**Instructions to follow:** Skip the pictures. Reproduce all other material exactly.

**Available data:**
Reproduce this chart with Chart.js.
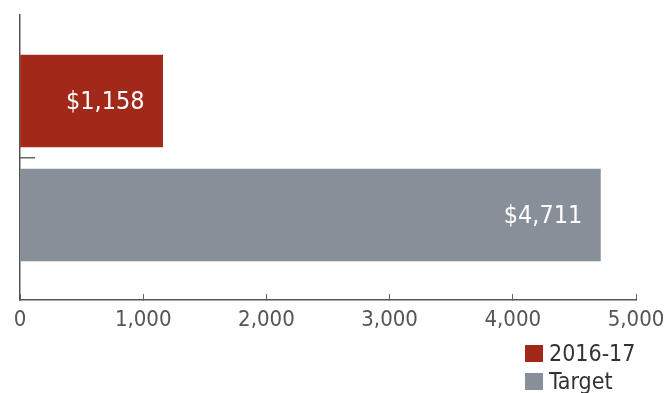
<!DOCTYPE html>
<html>
<head>
<meta charset="utf-8">
<script src="https://cdn.jsdelivr.net/npm/chart.js@4.4.1/dist/chart.umd.min.js"></script>
<style>
  body { margin: 0; background: #fff; }
  #wrap { position: relative; width: 667px; height: 393px; }
  #legend { position: absolute; left: 525px; top: 339px; font-family: 'Liberation Sans Narrow', 'DejaVu Sans Condensed', sans-serif; font-size: 23px; color: #333; }
  #legend div { display: flex; align-items: center; height: 28px; }
  #legend span.box { display: inline-block; width: 18px; height: 17px; margin-right: 6px; }
</style>
</head>
<body>
<div id="wrap">
  <canvas id="myChart" width="667" height="393"></canvas>
  <div id="legend"></div>
</div>
<script>
var periods = ['2016-17', 'Target'];
var amounts = [1158, 4711];
var barColors = ['#a2291a', '#879099'];
var xMin = 0, xMax = 5000, xStep = 1000;

var FONT = "'Liberation Sans Narrow', 'DejaVu Sans Condensed', sans-serif";

// white dollar amount inside the right end of each bar
var barValues = {
    id: 'barValues',
    afterDatasetsDraw: function(chart){
        var ctx = chart.ctx;
        var meta = chart.getDatasetMeta(0);
        ctx.save();
        ctx.fillStyle = '#fff';
        ctx.font = '25px ' + FONT;
        ctx.textAlign = 'right';
        ctx.textBaseline = 'middle';
        meta.data.forEach(function(bar, i){
            ctx.fillText('$' + amounts[i].toLocaleString('en-US'), bar.x - 18, bar.y + 1);
        });
        ctx.restore();
    }
};

// first bar sits highest: slot 2 for 2016-17, slot 1 for Target
var points = amounts.map(function(v, i){ return {x: v, y: amounts.length - i}; });

var chart = new Chart(document.getElementById('myChart').getContext('2d'), {
    type: 'bar',
    data: {
        labels: periods,
        datasets: [{
            data: points,
            backgroundColor: barColors,
            barThickness: 92
        }]
    },
    options: {
        indexAxis: 'y',
        responsive: false,
        animation: false,
        layout: { padding: { top: 15, right: 31, left: 0, bottom: 0 } },
        plugins: { legend: { display: false }, tooltip: { enabled: false } },
        scales: {
            x: {
                min: xMin, max: xMax,
                afterFit: function(s){ s.height = 93; s.paddingLeft = 0; s.paddingRight = 0; },
                ticks: {
                    stepSize: xStep,
                    padding: 13,
                    color: '#555',
                    font: { family: FONT, size: 22 },
                    callback: function(v){ return v.toLocaleString('en-US'); }
                },
                grid: { drawOnChartArea: false, tickLength: -6, color: '#666', lineWidth: 1 },
                border: { color: '#555', width: 1.5 }
            },
            y: {
                type: 'linear',
                offset: false,
                bounds: 'data',
                min: 0.2544, max: 2.7544,
                afterFit: function(s){ s.width = 20; },
                // one divider tick between the two bars
                afterBuildTicks: function(s){ s.ticks = [{value: 1.5}]; },
                ticks: { display: false },
                grid: {
                    offset: false,
                    drawOnChartArea: false,
                    tickLength: -15,
                    lineWidth: 1.5,
                    color: '#666'
                },
                border: { color: '#555', width: 1.5 }
            }
        }
    },
    plugins: [barValues]
});

var legend = document.getElementById('legend');
periods.forEach(function(name, i){
    var row = document.createElement('div');
    row.innerHTML = '<span class="box" style="background:' + barColors[i] + '"></span>' + name;
    legend.appendChild(row);
});
</script>
</body>
</html>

**Exercise answer:**
Reproduce this chart with Chart.js.
<!DOCTYPE html>
<html>
<head>
<meta charset="utf-8">
<script src="https://cdn.jsdelivr.net/npm/chart.js@4.4.1/dist/chart.umd.min.js"></script>
<style>
  body { margin: 0; background: #fff; }
  #wrap { position: relative; width: 667px; height: 393px; }
  #legend { position: absolute; left: 525px; top: 339px; font-family: 'Liberation Sans Narrow', 'DejaVu Sans Condensed', sans-serif; font-size: 23px; color: #333; }
  #legend div { display: flex; align-items: center; height: 28px; }
  #legend span.box { display: inline-block; width: 18px; height: 17px; margin-right: 6px; }
</style>
</head>
<body>
<div id="wrap">
  <canvas id="myChart" width="667" height="393"></canvas>
  <div id="legend"></div>
</div>
<script>
var periods = ['2016-17', 'Target'];
var amounts = [1158, 4711];
var barColors = ['#a2291a', '#879099'];
var xMin = 0, xMax = 5000, xStep = 1000;

var FONT = "'Liberation Sans Narrow', 'DejaVu Sans Condensed', sans-serif";

// white dollar amount inside the right end of each bar
var barValues = {
    id: 'barValues',
    afterDatasetsDraw: function(chart){
        var ctx = chart.ctx;
        var meta = chart.getDatasetMeta(0);
        ctx.save();
        ctx.fillStyle = '#fff';
        ctx.font = '25px ' + FONT;
        ctx.textAlign = 'right';
        ctx.textBaseline = 'middle';
        meta.data.forEach(function(bar, i){
            ctx.fillText('$' + amounts[i].toLocaleString('en-US'), bar.x - 18, bar.y + 1);
        });
        ctx.restore();
    }
};

// first bar sits highest: slot 2 for 2016-17, slot 1 for Target
var points = amounts.map(function(v, i){ return {x: v, y: amounts.length - i}; });

var chart = new Chart(document.getElementById('myChart').getContext('2d'), {
    type: 'bar',
    data: {
        labels: periods,
        datasets: [{
            data: points,
            backgroundColor: barColors,
            barThickness: 92
        }]
    },
    options: {
        indexAxis: 'y',
        responsive: false,
        animation: false,
        layout: { padding: { top: 15, right: 31, left: 0, bottom: 0 } },
        plugins: { legend: { display: false }, tooltip: { enabled: false } },
        scales: {
            x: {
                min: xMin, max: xMax,
                afterFit: function(s){ s.height = 93; s.paddingLeft = 0; s.paddingRight = 0; },
                ticks: {
                    stepSize: xStep,
                    padding: 13,
                    color: '#555',
                    font: { family: FONT, size: 22 },
                    callback: function(v){ return v.toLocaleString('en-US'); }
                },
                grid: { drawOnChartArea: false, tickLength: -6, color: '#666', lineWidth: 1 },
                border: { color: '#555', width: 1.5 }
            },
            y: {
                type: 'linear',
                offset: false,
                bounds: 'data',
                min: 0.2544, max: 2.7544,
                afterFit: function(s){ s.width = 20; },
                // one divider tick between the two bars
                afterBuildTicks: function(s){ s.ticks = [{value: 1.5}]; },
                ticks: { display: false },
                grid: {
                    offset: false,
                    drawOnChartArea: false,
                    tickLength: -15,
                    lineWidth: 1.5,
                    color: '#666'
                },
                border: { color: '#555', width: 1.5 }
            }
        }
    },
    plugins: [barValues]
});

var legend = document.getElementById('legend');
periods.forEach(function(name, i){
    var row = document.createElement('div');
    row.innerHTML = '<span class="box" style="background:' + barColors[i] + '"></span>' + name;
    legend.appendChild(row);
});
</script>
</body>
</html>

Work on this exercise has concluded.